The cardiologist took my EKG again. Before I could understand what exactly was the matter with me, I found myself at the hospital Emergency Room.
I was straight off examined for arterial and heart blockages. I braced up for a stent, but when the results came out, the recommendation was for triple bypass immediately. I had about 9 blockages!
The dizzying activity of hospital surroundings confused me. Everything was happening so fast, and the next thing I knew I ended up in a hospital bed in a spruce and sterile room which served as ICU room for heart patients undergoing the surgery.
In the meantime, former bosom classmates like Jun Quijano with his son Sam (my godson) and Nick Miraflores and other friends and close relatives quickly came on short notice. Bless their souls. Still my mind was preoccupied with so many “why’s.”
“What’s the worst scenario, doctor?”
“I do this every day, Manny. Don’t worry.”
Just then he uttered the words that put my anxieties to rest: “God is with us.”
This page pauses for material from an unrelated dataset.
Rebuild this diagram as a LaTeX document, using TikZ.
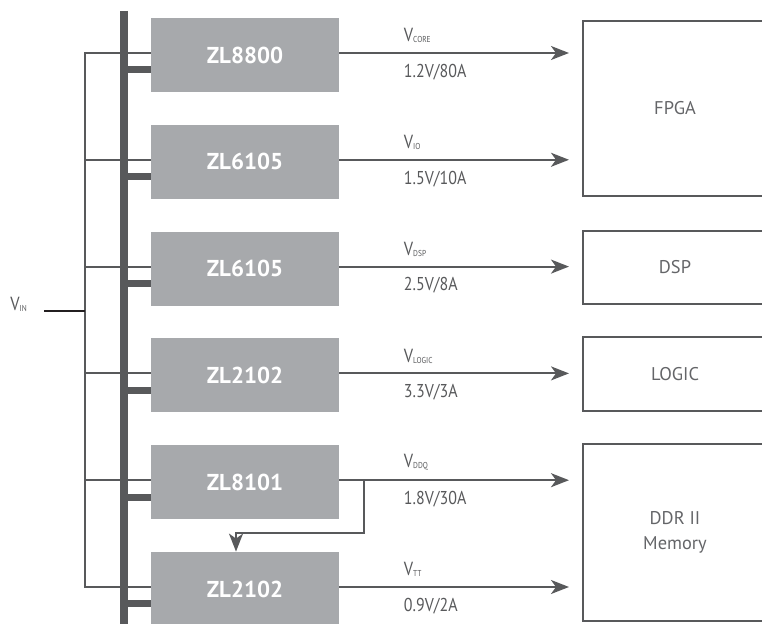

That was a big deal for me. I did not expect that from him. A man of science who is also a man of God would be performing my surgery. I was in good hands. But the anxiety would not completely go away.
Just then came another message from one of my brothers telling me to hold onto Jesus’ hand.
“Jesus, please hold my hand,” I kept repeating, as the hospital crew wheeled me noisily through the corridor, bringing me to the pre-operating room. There stood my wife, my son, and my wife’s cousin who was also a doctor in the same hospital.
In a few moments, the hospital attendants transferred me to the operating room. At this instant I was prepared for anything. I was all by myself now. No family, no friends and relatives allowed in here.
“Jesus, please hold my hand,” I kept whispering before the last minute preparations for surgery. Suddenly, I felt a strange and soothing warmth rise over me which strangely brought a smile on my face.
“It’s great to see you in good spirits.” The operating surgeon greeted me at the operating room.
The surgical assistants tried to slide me onto the operating table, but I told them I can get down my bed and transfer to the operating table by myself. They were all smiling nicely, as I did this. But at the same time I kept whispering Jesus, please hold my hand.
I am not a religious person but believe me at very this moment I felt His Presence and His grip of assurance. Jesus did indeed hold my hand! and the peace I felt was so overpowering that I felt right there and then without the shadow of a doubt that I was going to be fine, that there was nothing to fear, for Jesus Himself was standing there right beside me holding my hand.
The next thing I knew I was awake and signaling my nurse to take away the uncomfortable device in my mouth which turned out to be a ventilator used in the procedure. The surgery was a success!
There are many things I learned from that experience. Physically, with regards to health, I learned my lesson now to avoid foods damaging to the body. I also learned so much about the preciousness of life I never realized before, and the value of good friends and relatives who sincerely care.
I repeat: I am no religious person, but Jesus was truly there holding my hand at the time when I needed Him the most. I did not imagine it. His Presence was as real and as tangible as this hand I see before me. As long as I live I will never tire telling this to everyone who asks how it was to be under the knife. In fact, when the husband of my wife’s first cousin was going to undergo the same procedure, he called me up for advice. I simply told him to ask Jesus to hold his hand and everything will be all right. And it was.
The congregation rises, as the service starts. The hum of the church organ and the crescendo of voices overwhelm me with the love of God, so real and so assuring, inviting me to join my wife and everyone else in church in singing “Great is Thy Faithfulness.”